(Bloomberg) — How much investing jargon do clients need to master while saving for retirement? The word “fiduciary” is a good example.
A Financial Engines survey released Thursday finds that only 18 percent of Americans are sure what the word means. That ignorance can be expensive: U.S. financial advisors are divided between “fiduciaries” required to put clients’ interests first (like a doctor or lawyer), and others like brokers, more akin to salespeople, who required only to push “suitable” products that may profit them more than their clients.
Judy McChester-Nedd, a 59-year-old retired executive in Helena, Ala., didn’t know the difference when she hired an advisor unconstrained by fiduciary duty. She says she asked for a conservative strategy and ended up losing 14 percent last year in actively managed mutual funds.

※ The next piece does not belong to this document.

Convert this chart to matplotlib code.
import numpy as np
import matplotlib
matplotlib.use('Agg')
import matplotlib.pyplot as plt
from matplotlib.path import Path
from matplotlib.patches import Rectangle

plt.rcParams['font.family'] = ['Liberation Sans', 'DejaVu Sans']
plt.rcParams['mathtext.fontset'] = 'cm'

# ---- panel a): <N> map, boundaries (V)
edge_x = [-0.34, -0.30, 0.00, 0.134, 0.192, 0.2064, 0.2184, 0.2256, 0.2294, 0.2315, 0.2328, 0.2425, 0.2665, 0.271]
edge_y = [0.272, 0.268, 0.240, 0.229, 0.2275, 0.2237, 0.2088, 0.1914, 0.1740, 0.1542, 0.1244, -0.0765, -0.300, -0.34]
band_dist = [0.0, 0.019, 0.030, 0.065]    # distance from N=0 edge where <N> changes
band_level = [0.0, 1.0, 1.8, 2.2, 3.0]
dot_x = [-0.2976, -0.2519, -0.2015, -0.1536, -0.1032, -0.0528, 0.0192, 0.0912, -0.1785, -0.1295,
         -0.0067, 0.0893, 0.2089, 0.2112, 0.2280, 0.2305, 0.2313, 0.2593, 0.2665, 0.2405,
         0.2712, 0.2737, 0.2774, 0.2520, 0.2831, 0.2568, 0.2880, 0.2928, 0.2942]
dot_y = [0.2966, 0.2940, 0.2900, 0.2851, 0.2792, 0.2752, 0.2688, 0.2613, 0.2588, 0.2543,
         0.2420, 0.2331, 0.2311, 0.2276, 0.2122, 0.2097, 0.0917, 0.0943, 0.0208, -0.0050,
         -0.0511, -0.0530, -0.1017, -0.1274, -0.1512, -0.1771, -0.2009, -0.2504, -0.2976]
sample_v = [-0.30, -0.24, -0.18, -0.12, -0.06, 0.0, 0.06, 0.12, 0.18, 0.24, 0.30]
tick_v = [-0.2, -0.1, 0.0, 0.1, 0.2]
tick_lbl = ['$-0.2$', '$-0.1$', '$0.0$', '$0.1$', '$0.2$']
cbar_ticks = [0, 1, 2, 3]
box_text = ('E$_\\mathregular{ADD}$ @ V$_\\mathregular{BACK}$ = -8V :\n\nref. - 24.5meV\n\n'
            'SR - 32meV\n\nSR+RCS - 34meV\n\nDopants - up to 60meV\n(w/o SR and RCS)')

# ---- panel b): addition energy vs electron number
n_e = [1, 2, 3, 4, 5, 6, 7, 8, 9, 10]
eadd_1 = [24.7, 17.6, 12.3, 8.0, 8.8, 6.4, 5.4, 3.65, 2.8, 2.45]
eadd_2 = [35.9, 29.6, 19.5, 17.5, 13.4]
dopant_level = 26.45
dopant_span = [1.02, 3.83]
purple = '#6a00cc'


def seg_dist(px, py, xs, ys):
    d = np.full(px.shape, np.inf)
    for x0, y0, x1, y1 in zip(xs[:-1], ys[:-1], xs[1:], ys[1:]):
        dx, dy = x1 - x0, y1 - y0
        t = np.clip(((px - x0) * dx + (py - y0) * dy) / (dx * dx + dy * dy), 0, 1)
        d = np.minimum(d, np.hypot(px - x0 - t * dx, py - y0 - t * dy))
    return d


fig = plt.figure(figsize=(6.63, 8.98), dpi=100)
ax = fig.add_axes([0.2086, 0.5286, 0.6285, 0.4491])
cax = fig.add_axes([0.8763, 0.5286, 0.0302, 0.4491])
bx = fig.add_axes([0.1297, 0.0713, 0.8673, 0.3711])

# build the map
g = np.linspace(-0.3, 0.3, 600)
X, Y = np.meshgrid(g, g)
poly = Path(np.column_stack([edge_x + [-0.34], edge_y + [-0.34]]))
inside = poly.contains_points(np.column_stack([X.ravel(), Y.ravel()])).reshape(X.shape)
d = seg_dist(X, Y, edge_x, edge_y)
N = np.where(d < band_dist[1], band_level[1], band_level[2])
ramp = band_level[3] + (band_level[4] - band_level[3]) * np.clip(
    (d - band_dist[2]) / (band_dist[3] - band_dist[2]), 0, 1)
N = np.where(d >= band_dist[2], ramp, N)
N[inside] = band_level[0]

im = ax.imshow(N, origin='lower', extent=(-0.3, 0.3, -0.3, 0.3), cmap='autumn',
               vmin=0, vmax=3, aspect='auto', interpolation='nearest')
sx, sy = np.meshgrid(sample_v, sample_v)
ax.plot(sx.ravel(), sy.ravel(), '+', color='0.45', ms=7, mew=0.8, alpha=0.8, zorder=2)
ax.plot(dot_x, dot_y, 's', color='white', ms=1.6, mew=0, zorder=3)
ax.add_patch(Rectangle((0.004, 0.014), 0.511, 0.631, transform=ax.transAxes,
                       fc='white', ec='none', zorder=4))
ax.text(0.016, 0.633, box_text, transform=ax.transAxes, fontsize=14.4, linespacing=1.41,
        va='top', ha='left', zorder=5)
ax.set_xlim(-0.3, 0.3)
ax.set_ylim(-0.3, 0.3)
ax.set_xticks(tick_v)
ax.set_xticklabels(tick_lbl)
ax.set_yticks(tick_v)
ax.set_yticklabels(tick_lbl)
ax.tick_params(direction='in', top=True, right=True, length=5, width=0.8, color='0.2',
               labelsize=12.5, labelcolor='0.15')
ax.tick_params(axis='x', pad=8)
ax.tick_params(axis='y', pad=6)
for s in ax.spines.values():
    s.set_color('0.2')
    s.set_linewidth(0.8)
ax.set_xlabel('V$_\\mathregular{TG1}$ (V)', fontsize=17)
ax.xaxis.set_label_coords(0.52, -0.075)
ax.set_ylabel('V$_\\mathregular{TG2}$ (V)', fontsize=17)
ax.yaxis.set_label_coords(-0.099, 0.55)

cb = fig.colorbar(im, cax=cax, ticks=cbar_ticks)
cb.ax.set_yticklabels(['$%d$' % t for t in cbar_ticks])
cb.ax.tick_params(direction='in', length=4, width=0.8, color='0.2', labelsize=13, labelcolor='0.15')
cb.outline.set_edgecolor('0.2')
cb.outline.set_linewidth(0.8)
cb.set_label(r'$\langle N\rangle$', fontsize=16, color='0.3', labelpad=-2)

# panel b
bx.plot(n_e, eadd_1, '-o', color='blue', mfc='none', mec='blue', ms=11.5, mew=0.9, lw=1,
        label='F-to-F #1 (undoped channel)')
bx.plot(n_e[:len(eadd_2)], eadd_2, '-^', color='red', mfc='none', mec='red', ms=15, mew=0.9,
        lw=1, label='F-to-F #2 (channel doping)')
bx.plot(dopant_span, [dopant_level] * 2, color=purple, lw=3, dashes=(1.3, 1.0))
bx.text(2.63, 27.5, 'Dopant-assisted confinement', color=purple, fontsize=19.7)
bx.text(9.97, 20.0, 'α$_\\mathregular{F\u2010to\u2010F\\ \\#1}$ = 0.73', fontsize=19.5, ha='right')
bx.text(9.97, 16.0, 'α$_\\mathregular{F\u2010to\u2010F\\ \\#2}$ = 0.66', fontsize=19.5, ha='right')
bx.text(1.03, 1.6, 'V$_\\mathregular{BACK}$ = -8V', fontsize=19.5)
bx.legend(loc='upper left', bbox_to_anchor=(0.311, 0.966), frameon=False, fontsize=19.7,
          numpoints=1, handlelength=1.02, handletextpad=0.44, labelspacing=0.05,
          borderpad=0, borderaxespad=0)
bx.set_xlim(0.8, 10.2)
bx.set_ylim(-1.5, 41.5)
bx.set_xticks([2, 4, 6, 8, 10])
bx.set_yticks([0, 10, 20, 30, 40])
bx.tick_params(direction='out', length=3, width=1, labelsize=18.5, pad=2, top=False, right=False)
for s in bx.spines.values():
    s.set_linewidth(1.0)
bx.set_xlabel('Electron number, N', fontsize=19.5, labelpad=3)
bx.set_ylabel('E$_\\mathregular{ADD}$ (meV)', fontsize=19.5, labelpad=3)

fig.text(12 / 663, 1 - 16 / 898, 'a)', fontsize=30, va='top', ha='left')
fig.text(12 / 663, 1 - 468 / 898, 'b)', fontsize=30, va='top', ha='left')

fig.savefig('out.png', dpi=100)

Ian MacGregor, 38, is a consultant in Dublin, Ohio, who also didn’t know the difference. His advisor kept steering him into mutual funds with upfront load fees of as much as 5 percent. (There’s another nugget of jargon clients should know: A load is a one-time charge to invest in a fund. In other words, front-end load funds are investments where you lose money the moment you buy them.)
Non-fiduciary advisors are free to recommend only the products that earn them the highest commissions, which can come from both load fees and annual fees. Because they get paid in so many complicated ways, it can be hard to tell how much they’re making off you and what their incentives are. Fiduciary advisors tend to get paid in more transparent ways, often by charging an annual fee based on the assets they manage.
Of course, not all non-fiduciary advisors charge high fees or push lousy bets, and fiduciary advisors aren’t all perfect. But it’s hard to invest when you’re not sure whom to trust.
“I’ve lost confidence,” McChester-Nedd says. “The government needs greater oversight over this because regular people are getting hurt.”
MacGregor agrees: “There’s got to be some way to protect the less-savvy investor from being taken for a ride.”
Well, they may get their wish. Despite years of resistance from Wall Street, the U.S. Department of Labor is expected to announce soon the final version of a rule that may force financial advisors to abandon the way they’ve done business for decades. For the first time, all advisors may need to act as fiduciaries, putting their clients’ interests first when handling retirement accounts.
The rule could clear up some confusion. According to a survey of more than 1,000 people and funded by Financial Engines (a fiduciary advisory firm), 46 percent of Americans incorrectly believe that advisors already “are legally required to put the best interests of their clients first” when dealing with retirementassets.
The majority of respondents, 54 percent, knew advisors weren’t under that requirement, but they sure weren’t happy about it. Overall, 93 percent said it’s important that all advisors put clients’ interests first when providing retirement advice.
Wall Street counters that a strong fiduciary rule will make offering advice to lower- and middle-income Americans less profitable.